MONTGOMERY — A bill changing how the state’s handgun law applies to minors was approved in a committee Tuesday and now goes to the full Senate.
Current law states no person “shall deliver a pistol to any person under the age of 18 or to one who he has reasonable cause to believe has been convicted of a crime of violence or is a drug addict, a habitual drunkard or of unsound mind.”
Sen. Arthur Orr, R-Decatur, is sponsoring Senate Bill 262. The bill would amend existing law to say it does not apply to minors who have the consent of their parents or guardians. The parents must be present, and the minor must be using the gun on property owned by the parents or a consenting landowner. The minor’s use of the pistol is limited to hunting, trapping, target shooting, competition or firearms instruction.

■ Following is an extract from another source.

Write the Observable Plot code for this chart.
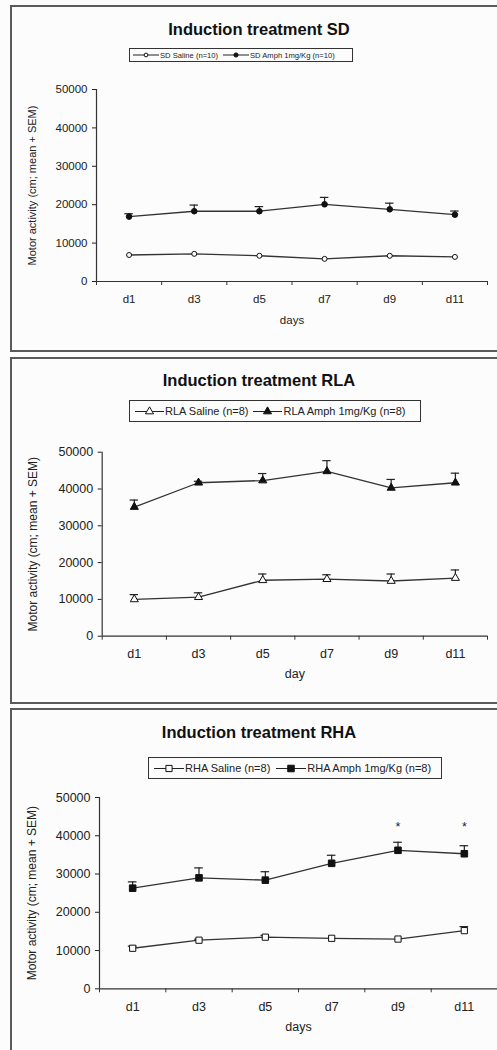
<!DOCTYPE html>
<html>
<head>
<meta charset="utf-8">
<script src="https://cdn.jsdelivr.net/npm/d3@7"></script>
<script src="https://cdn.jsdelivr.net/npm/@observablehq/plot@0.6"></script>
<style>
  html, body { margin: 0; padding: 0; background: #fcfcfc; }
  body { width: 497px; height: 1050px; overflow: hidden; position: relative; font-family: "Liberation Sans", Arial, sans-serif; color: #111; }
  .panel { position: absolute; left: 10px; width: 600px; border: 2px solid #5a5a5a; box-sizing: border-box; }
  .title { position: absolute; left: 0; width: 518px; text-align: center; font-weight: bold; font-size: 16.5px; line-height: 20px; color: #111; white-space: nowrap; }
  .legend { position: absolute; border: 1px solid #333; box-sizing: border-box; display: flex; align-items: center; white-space: nowrap; color: #222; }
  .legend .item { display: inline-flex; align-items: center; }
  .legend svg { display: block; }
  .chart { position: absolute; left: 0; }
  .chart svg { background: transparent; overflow: visible; }
</style>
</head>
<body>
<script>
const days = ["d1", "d3", "d5", "d7", "d9", "d11"];
const yTicks = [0, 10000, 20000, 30000, 40000, 50000];

const sdSalineMean = [6900, 7200, 6700, 5900, 6700, 6400];
const sdSalineSem  = [0, 0, 0, 0, 0, 0];
const sdAmphMean   = [16900, 18300, 18300, 20100, 18800, 17400];
const sdAmphSem    = [750, 1600, 1200, 1800, 1600, 950];

const rlaSalineMean = [10000, 10600, 15200, 15500, 15000, 15800];
const rlaSalineSem  = [1300, 1200, 1700, 1200, 1900, 2200];
const rlaAmphMean   = [35100, 41700, 42300, 44800, 40300, 41700];
const rlaAmphSem    = [1900, 400, 1900, 2900, 2300, 2600];

const rhaSalineMean = [10600, 12700, 13500, 13200, 13000, 15200];
const rhaSalineSem  = [550, 250, 450, 0, 0, 1050];
const rhaAmphMean   = [26300, 29000, 28400, 32800, 36200, 35300];
const rhaAmphSem    = [1650, 2600, 2200, 2100, 2100, 2100];

const rhaSigDays = ["d9", "d11"];
const rhaSigY    = [43200, 43200];

const titles = ["Induction treatment SD", "Induction treatment RLA", "Induction treatment RHA"];
const xLabels = ["days", "day", "days"];
const yLabel = "Motor activity (cm; mean + SEM)";
const legendLabels = [
  ["SD Saline (n=10)", "SD Amph 1mg/Kg (n=10)"],
  ["RLA Saline (n=8)", "RLA Amph 1mg/Kg (n=8)"],
  ["RHA Saline (n=8)", "RHA Amph 1mg/Kg (n=8)"]
];

const OPEN = "#fcfcfc", FILLED = "#111";

const panels = [
  {
    box: {top: 5, height: 347},
    titleTop: 19.3,
    legend: {left: 129, top: 48, width: 224, height: 14, fs: 7.6, line: 26, pad: 3, gap: 5, scale: 0.75},
    svgTop: 0, height: 340, mt: 89, mb: 59, ml: 96, mr: 10, fs: 11.5, labelX: 32,
    series: [
      {mean: sdSalineMean, sem: sdSalineSem, symbol: "circle", r: 2.5, fill: OPEN, label: legendLabels[0][0]},
      {mean: sdAmphMean, sem: sdAmphSem, symbol: "circle", r: 2.8, fill: FILLED, label: legendLabels[0][1]}
    ],
    xLabel: xLabels[0], title: titles[0]
  },
  {
    box: {top: 357, height: 347},
    titleTop: 370.3,
    legend: {left: 129, top: 400, width: 292, height: 22, fs: 11, line: 29, pad: 5, gap: 5, scale: 1},
    svgTop: 357, height: 340, mt: 94.7, mb: 61.3, ml: 101.7, mr: 10, fs: 12.5, labelX: 33,
    series: [
      {mean: rlaSalineMean, sem: rlaSalineSem, symbol: "triangle", r: 3, fill: OPEN, label: legendLabels[1][0]},
      {mean: rlaAmphMean, sem: rlaAmphSem, symbol: "triangle", r: 3, fill: FILLED, label: legendLabels[1][1]}
    ],
    xLabel: xLabels[1], title: titles[1]
  },
  {
    box: {top: 708, height: 400},
    titleTop: 722,
    legend: {left: 148, top: 757, width: 294, height: 22, fs: 11, line: 30, pad: 5, gap: 6, scale: 1},
    svgTop: 708, height: 342, mt: 89, mb: 61.7, ml: 99, mr: 0, fs: 12.5, labelX: 32,
    series: [
      {mean: rhaSalineMean, sem: rhaSalineSem, symbol: "square", r: 3.5, fill: OPEN, label: legendLabels[2][0]},
      {mean: rhaAmphMean, sem: rhaAmphSem, symbol: "square", r: 3.7, fill: FILLED, label: legendLabels[2][1]}
    ],
    xLabel: xLabels[2], title: titles[2],
    sig: rhaSigDays.map((d, i) => ({xi: days.indexOf(d) + 0.5, y: rhaSigY[i]}))
  }
];

function symbolType(name) {
  return {circle: d3.symbolCircle, triangle: d3.symbolTriangle, square: d3.symbolSquare}[name];
}

function legendItem(s, L) {
  const h = Math.ceil(L.fs * 1.3);
  const w = L.line;
  const rr = s.r * L.scale;
  const path = d3.symbol(symbolType(s.symbol), rr * rr * Math.PI)();
  return `<span class="item"><svg width="${w}" height="${h}"><line x1="0" x2="${w}" y1="${h / 2}" y2="${h / 2}" stroke="#222" stroke-width="1"/>` +
    `<path transform="translate(${w / 2},${h / 2})" d="${path}" fill="${s.fill}" stroke="#111" stroke-width="1"/></svg>` +
    `<span style="font-size:${L.fs}px;margin-left:1px">${s.label}</span></span>`;
}

for (const p of panels) {
  const box = document.createElement("div");
  box.className = "panel";
  box.style.top = p.box.top + "px";
  box.style.height = p.box.height + "px";
  document.body.appendChild(box);

  const rowsOf = s => s.mean.map((m, i) => ({day: days[i], xi: i + 0.5, mean: m, sem: s.sem[i], top: m + s.sem[i]}));

  const marks = [
    Plot.axisY({ticks: yTicks, tickSize: 4, tickPadding: 5, tickFormat: d3.format("d"), fontSize: p.fs, label: null, color: "#222"}),
    Plot.axisX({ticks: d3.range(0, days.length + 1), tickSize: 4, tickFormat: () => "", label: null, color: "#333"}),
    Plot.axisX({ticks: days.map((d, i) => i + 0.5), tickSize: 0, tickPadding: 13, tickFormat: v => days[Math.round(v - 0.5)], fontSize: p.fs, label: null, color: "#222"}),
    Plot.ruleY([0], {stroke: "#333", strokeWidth: 1.2}),
    Plot.ruleX([0], {stroke: "#333", strokeWidth: 1.2}),
    Plot.text([yLabel], {text: d => d, frameAnchor: "left", textAnchor: "middle", dx: -(p.ml - p.labelX), rotate: -90, fontSize: p.fs - 0.5, fill: "#222"}),
    Plot.text([p.xLabel], {text: d => d, frameAnchor: "bottom", dy: 42, fontSize: p.fs, fill: "#222"})
  ];

  for (const s of p.series) {
    const rows = rowsOf(s);
    const withErr = rows.filter(r => r.sem > 0);
    marks.push(
      Plot.ruleX(withErr, {x: "xi", y1: "mean", y2: "top", stroke: "#222", strokeWidth: 1.2}),
      Plot.ruleY(withErr, {y: "top", x1: d => d.xi - 0.065, x2: d => d.xi + 0.065, stroke: "#222", strokeWidth: 1.2}),
      Plot.line(rows, {x: "xi", y: "mean", stroke: "#333", strokeWidth: 1.3}),
      Plot.dot(rows, {x: "xi", y: "mean", symbol: s.symbol, r: s.r, fill: s.fill, stroke: "#111", strokeWidth: 1})
    );
  }
  if (p.sig) {
    marks.push(Plot.text(p.sig, {x: "xi", y: "y", text: () => "*", fontSize: p.fs, dy: 3, fill: "#222"}));
  }

  const chart = Plot.plot({
    width: 497,
    height: p.height,
    marginTop: p.mt, marginBottom: p.mb, marginLeft: p.ml, marginRight: p.mr,
    x: {type: "linear", domain: [0, days.length], axis: null},
    y: {domain: [0, 50000], axis: null},
    style: {fontFamily: "'Liberation Sans', Arial, sans-serif", background: "transparent", color: "#222"},
    marks
  });
  const holder = document.createElement("div");
  holder.className = "chart";
  holder.style.top = p.svgTop + "px";
  holder.appendChild(chart);
  document.body.appendChild(holder);

  const t = document.createElement("div");
  t.className = "title";
  t.style.top = p.titleTop + "px";
  t.textContent = p.title;
  document.body.appendChild(t);

  const L = p.legend;
  const lg = document.createElement("div");
  lg.className = "legend";
  Object.assign(lg.style, {left: L.left + "px", top: L.top + "px", width: L.width + "px", height: L.height + "px", paddingLeft: L.pad + "px", gap: L.gap + "px"});
  lg.innerHTML = p.series.map(s => legendItem(s, L)).join("");
  document.body.appendChild(lg);
}
</script>
</body>
</html>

Rep. Ed Henry, R-Hartselle, is sponsoring the House version, House Bill 328.
“Right now in the state of Alabama, if I take my daughter out and we sight her rifle, that’s perfectly legal,” Henry said. “If I put a .22 pistol in her hand, that’s illegal.”
The law was intended to keep people from selling handguns to minors, he said.
“We’re not changing any of that,” he said. “We’re saying if it’s my child on my property, I can let them shoot a gun. Or if it’s in a safety program.”
Henry said the legislation came from the National Rifle Association.
The bill also repeals the state’s record-keeping requirement for gun sellers. Orr said it was a duplication of federal law.
“Right now we have two systems doing the same thing,” Orr said.